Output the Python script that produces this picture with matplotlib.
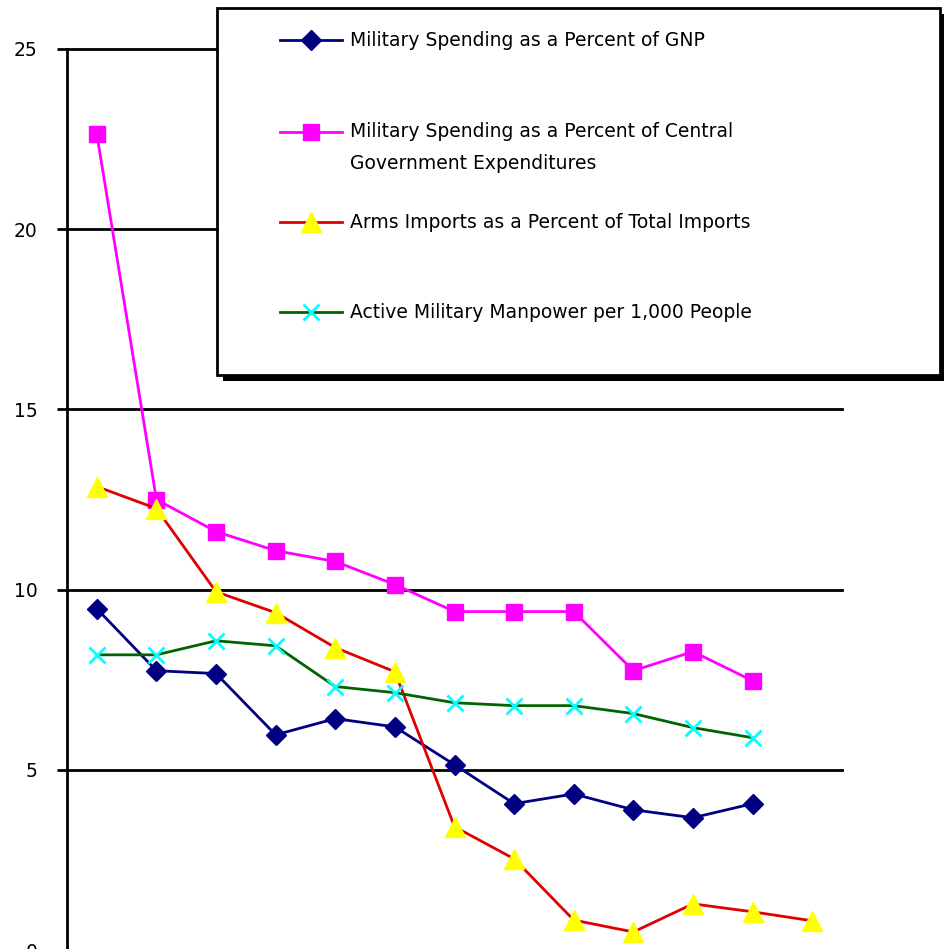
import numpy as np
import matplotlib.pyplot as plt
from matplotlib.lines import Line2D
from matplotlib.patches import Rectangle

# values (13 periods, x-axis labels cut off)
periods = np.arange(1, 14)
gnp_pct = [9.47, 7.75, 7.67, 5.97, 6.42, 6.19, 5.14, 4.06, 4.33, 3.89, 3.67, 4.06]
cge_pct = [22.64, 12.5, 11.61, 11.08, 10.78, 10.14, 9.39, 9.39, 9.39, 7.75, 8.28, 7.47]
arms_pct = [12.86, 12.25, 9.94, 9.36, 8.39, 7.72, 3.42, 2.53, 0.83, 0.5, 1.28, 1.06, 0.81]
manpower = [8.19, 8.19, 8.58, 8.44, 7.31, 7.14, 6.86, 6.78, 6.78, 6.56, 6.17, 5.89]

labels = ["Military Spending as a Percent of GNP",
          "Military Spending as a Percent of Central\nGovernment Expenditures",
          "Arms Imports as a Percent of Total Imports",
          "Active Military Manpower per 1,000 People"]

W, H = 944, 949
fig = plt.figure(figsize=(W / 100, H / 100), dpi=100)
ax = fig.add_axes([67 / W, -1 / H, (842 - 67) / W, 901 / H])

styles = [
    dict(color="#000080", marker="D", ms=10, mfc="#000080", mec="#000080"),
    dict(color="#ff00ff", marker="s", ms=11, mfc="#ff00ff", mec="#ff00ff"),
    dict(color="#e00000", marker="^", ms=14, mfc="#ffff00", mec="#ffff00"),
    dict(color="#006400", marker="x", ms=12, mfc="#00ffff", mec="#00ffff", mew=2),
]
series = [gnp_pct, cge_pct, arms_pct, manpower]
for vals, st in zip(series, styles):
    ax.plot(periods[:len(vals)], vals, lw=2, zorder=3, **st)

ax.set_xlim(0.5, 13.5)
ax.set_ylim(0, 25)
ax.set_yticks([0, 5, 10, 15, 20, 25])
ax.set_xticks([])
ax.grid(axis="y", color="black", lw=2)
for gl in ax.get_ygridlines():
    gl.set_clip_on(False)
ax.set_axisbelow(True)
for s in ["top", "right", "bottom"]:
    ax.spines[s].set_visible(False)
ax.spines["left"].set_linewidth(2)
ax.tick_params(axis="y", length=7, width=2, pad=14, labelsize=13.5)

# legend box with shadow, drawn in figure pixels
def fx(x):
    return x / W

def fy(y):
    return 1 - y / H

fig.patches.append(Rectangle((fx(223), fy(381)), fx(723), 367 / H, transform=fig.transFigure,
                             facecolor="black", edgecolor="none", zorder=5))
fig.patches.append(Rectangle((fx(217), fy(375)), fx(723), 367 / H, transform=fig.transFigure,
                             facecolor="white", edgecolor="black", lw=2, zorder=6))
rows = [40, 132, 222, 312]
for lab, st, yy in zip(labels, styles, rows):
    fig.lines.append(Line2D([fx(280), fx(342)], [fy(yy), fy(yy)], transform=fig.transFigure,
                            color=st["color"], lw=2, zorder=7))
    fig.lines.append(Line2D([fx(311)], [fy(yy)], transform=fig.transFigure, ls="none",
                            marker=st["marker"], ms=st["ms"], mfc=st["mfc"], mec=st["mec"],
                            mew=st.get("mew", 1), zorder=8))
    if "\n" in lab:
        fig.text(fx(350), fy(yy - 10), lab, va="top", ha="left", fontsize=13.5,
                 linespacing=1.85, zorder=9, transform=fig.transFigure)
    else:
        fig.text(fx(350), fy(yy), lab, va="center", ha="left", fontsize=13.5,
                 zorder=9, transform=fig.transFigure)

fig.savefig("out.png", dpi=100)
...
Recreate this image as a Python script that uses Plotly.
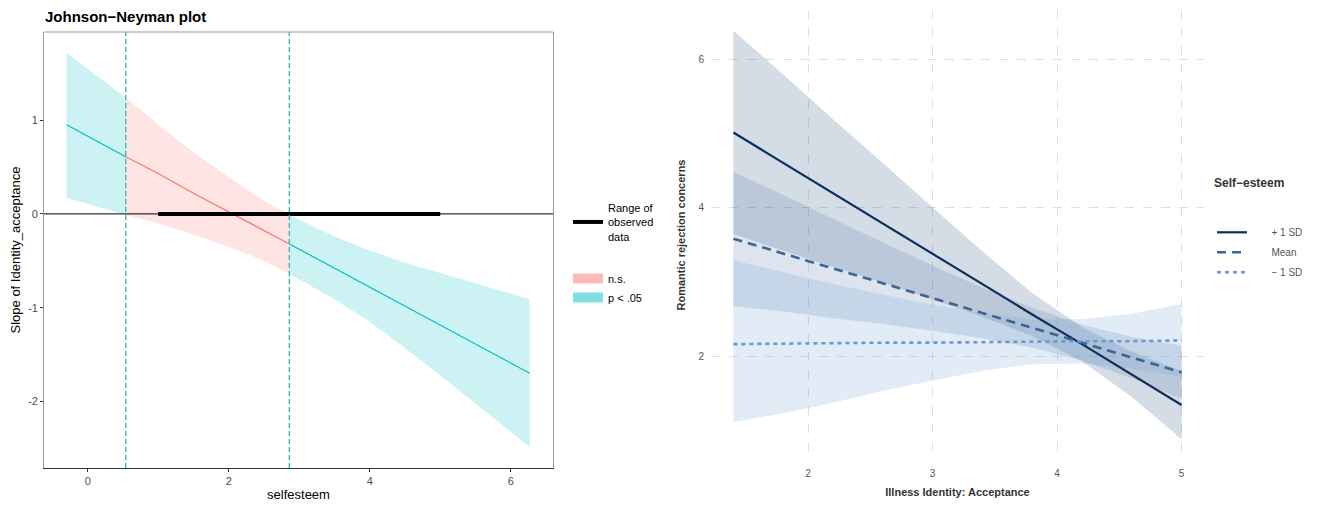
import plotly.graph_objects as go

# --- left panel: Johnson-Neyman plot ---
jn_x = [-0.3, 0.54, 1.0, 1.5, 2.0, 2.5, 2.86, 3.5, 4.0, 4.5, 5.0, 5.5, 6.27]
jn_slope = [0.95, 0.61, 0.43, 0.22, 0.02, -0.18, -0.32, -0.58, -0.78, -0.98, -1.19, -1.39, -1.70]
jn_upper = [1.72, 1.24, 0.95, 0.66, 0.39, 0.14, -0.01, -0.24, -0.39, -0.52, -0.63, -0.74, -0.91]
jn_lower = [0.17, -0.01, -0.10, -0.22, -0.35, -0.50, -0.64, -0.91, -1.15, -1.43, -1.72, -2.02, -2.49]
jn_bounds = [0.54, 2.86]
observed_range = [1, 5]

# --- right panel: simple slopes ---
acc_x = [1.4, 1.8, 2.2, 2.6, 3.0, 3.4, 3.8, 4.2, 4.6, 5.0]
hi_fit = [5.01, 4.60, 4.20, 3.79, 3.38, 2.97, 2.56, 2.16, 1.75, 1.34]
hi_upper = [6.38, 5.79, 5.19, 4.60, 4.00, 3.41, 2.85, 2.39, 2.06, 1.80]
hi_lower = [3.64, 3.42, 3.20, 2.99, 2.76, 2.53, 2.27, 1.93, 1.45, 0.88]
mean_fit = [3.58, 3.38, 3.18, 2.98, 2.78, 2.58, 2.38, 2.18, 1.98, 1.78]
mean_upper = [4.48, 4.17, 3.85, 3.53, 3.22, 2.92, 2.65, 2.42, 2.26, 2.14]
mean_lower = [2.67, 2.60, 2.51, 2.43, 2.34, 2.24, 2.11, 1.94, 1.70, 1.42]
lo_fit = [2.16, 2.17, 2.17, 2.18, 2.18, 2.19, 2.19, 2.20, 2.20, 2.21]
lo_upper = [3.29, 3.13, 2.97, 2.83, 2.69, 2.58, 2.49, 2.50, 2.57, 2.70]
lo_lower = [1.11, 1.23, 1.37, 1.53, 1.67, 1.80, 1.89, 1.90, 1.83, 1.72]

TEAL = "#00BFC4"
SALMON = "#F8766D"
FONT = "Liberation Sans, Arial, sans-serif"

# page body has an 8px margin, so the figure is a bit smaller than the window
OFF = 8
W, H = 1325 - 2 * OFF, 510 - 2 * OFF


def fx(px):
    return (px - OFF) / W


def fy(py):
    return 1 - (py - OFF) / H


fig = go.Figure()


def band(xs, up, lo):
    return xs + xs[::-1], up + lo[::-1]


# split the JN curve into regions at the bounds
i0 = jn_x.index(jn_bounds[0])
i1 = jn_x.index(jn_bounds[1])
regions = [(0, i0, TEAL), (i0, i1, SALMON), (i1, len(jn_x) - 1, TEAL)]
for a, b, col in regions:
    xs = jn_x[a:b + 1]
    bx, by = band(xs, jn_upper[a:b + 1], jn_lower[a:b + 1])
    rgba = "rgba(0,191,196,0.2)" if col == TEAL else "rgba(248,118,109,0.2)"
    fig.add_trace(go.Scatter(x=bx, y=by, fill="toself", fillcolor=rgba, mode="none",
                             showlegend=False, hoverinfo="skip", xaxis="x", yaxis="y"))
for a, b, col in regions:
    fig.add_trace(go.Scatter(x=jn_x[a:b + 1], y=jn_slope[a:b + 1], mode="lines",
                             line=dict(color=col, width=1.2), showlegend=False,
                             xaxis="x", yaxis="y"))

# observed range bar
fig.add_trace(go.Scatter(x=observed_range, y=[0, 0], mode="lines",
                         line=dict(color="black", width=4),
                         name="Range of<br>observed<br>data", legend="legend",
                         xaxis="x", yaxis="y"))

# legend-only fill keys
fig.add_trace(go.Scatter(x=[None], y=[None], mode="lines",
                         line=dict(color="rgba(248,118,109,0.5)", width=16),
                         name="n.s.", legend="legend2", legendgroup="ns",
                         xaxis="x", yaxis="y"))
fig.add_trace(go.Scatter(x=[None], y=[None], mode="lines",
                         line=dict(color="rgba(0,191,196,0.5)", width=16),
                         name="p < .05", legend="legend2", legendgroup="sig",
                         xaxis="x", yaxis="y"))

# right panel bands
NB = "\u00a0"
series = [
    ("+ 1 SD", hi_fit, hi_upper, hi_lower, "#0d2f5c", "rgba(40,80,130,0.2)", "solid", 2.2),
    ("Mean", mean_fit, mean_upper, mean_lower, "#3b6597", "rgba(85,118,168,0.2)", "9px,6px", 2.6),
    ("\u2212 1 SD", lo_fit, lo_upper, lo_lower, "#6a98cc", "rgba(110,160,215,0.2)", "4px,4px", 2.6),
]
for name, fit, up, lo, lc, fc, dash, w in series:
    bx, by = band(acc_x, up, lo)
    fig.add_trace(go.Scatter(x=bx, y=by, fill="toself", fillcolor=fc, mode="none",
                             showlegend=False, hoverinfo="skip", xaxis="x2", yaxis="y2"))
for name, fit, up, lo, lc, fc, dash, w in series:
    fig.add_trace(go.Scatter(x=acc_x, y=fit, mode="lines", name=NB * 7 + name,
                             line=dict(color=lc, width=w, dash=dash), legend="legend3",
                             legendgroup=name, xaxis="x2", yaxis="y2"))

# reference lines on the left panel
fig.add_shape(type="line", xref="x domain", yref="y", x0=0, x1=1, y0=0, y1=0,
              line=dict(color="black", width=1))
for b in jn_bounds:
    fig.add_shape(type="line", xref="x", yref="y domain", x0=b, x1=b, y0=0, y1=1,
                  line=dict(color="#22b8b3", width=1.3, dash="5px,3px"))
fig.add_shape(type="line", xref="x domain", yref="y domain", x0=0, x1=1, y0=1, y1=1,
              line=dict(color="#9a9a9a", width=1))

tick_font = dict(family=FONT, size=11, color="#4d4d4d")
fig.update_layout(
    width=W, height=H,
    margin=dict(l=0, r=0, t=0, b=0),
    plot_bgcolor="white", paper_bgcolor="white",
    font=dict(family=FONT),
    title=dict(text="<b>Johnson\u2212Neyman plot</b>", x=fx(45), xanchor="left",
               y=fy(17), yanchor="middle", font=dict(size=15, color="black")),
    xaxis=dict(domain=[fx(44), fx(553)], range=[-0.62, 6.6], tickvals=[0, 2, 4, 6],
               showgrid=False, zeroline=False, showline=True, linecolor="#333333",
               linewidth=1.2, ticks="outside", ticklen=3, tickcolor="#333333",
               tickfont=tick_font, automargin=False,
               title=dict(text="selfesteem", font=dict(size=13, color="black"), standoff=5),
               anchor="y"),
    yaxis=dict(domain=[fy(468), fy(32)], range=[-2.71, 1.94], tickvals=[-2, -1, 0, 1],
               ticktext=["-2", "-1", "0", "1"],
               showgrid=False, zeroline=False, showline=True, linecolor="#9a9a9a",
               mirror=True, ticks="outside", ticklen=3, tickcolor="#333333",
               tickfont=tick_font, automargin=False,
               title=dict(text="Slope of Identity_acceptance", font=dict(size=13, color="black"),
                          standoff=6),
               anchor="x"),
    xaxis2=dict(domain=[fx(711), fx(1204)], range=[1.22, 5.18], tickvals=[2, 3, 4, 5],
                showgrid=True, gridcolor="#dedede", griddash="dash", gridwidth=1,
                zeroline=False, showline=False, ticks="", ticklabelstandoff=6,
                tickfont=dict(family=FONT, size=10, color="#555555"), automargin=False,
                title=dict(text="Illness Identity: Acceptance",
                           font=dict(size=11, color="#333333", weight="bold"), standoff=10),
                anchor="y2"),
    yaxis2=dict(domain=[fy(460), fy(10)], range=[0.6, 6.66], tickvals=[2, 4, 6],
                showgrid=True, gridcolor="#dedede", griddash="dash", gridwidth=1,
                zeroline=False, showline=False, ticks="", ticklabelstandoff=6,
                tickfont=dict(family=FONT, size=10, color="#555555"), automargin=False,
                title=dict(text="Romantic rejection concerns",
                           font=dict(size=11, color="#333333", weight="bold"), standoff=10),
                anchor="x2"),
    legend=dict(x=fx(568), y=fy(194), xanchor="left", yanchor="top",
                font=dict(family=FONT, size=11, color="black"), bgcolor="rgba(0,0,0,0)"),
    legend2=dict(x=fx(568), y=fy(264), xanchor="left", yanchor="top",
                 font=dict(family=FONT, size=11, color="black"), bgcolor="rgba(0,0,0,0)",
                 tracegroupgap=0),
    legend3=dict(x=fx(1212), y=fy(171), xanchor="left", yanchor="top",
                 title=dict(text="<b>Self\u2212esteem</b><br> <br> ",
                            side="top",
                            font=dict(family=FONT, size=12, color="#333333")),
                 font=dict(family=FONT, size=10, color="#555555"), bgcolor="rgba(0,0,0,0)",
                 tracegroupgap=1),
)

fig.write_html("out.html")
--
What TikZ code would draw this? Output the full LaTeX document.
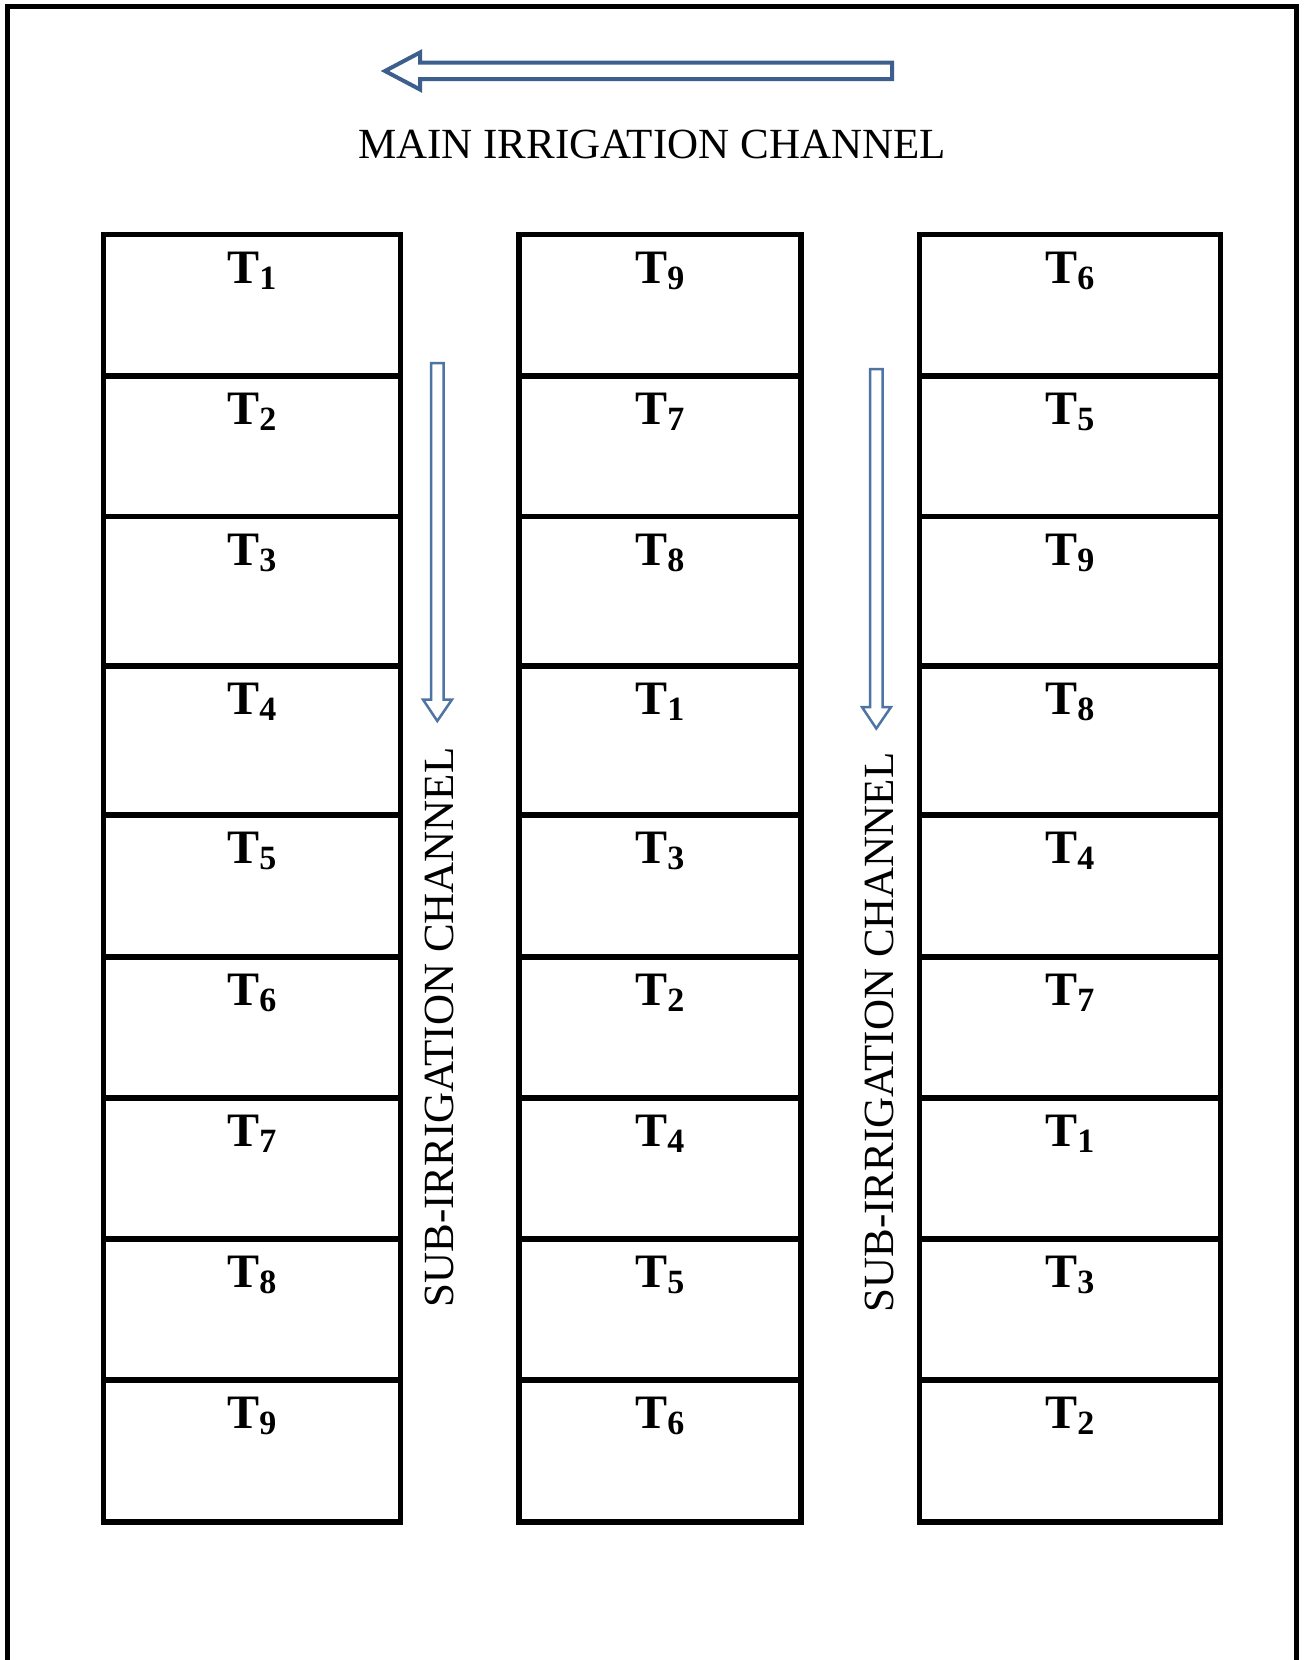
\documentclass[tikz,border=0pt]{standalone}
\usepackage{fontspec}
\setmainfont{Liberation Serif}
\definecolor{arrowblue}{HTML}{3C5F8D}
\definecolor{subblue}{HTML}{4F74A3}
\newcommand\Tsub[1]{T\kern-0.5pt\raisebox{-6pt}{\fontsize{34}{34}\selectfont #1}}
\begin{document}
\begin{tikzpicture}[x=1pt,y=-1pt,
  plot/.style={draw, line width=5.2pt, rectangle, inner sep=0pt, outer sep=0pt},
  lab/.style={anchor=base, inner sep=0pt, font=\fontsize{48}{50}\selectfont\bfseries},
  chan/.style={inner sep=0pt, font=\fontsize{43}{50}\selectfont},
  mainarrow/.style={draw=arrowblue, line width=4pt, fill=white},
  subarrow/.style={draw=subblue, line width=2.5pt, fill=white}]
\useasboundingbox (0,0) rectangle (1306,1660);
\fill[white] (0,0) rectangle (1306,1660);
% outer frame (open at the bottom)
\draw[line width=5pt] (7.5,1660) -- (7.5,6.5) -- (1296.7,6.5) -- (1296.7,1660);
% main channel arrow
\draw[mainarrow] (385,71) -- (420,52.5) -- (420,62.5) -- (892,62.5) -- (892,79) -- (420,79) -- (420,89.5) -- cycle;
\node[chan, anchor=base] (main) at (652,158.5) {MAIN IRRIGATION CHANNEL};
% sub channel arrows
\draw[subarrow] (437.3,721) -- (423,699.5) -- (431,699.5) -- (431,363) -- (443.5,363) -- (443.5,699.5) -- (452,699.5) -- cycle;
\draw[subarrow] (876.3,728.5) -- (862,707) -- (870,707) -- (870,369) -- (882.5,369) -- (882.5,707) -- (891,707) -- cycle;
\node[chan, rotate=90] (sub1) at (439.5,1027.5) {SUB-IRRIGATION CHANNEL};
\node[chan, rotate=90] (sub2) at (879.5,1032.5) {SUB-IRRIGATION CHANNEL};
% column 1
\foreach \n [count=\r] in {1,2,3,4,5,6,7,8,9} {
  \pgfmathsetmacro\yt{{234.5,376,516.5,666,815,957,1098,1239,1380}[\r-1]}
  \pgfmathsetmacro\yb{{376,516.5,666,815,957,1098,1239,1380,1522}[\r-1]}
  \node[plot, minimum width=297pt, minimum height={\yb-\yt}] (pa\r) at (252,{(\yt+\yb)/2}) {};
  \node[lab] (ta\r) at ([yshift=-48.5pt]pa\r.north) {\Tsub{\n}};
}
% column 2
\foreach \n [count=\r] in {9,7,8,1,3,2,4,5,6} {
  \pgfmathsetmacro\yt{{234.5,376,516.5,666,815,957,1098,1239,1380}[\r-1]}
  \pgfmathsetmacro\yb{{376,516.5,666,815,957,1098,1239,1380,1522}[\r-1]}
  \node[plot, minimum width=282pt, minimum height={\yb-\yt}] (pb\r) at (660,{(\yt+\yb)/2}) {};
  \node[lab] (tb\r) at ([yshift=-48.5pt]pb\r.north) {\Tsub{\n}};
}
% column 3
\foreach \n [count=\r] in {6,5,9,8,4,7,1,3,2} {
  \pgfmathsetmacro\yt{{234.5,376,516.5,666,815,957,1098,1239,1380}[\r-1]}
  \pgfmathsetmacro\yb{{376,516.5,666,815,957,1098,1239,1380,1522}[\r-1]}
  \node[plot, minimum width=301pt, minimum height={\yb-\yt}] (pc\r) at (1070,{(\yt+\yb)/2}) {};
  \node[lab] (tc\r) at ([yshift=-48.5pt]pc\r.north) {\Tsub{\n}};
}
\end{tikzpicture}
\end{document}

Written task: Pictures in the material above should be skipped; print exactly the lines from the one with "Output the Python" through the one with "from matplotlib.patches import Rectangle".

Complete response:
Output the Python script that produces this picture with matplotlib.
import numpy as np
import matplotlib.pyplot as plt
from matplotlib.lines import Line2D
from matplotlib.patches import Rectangle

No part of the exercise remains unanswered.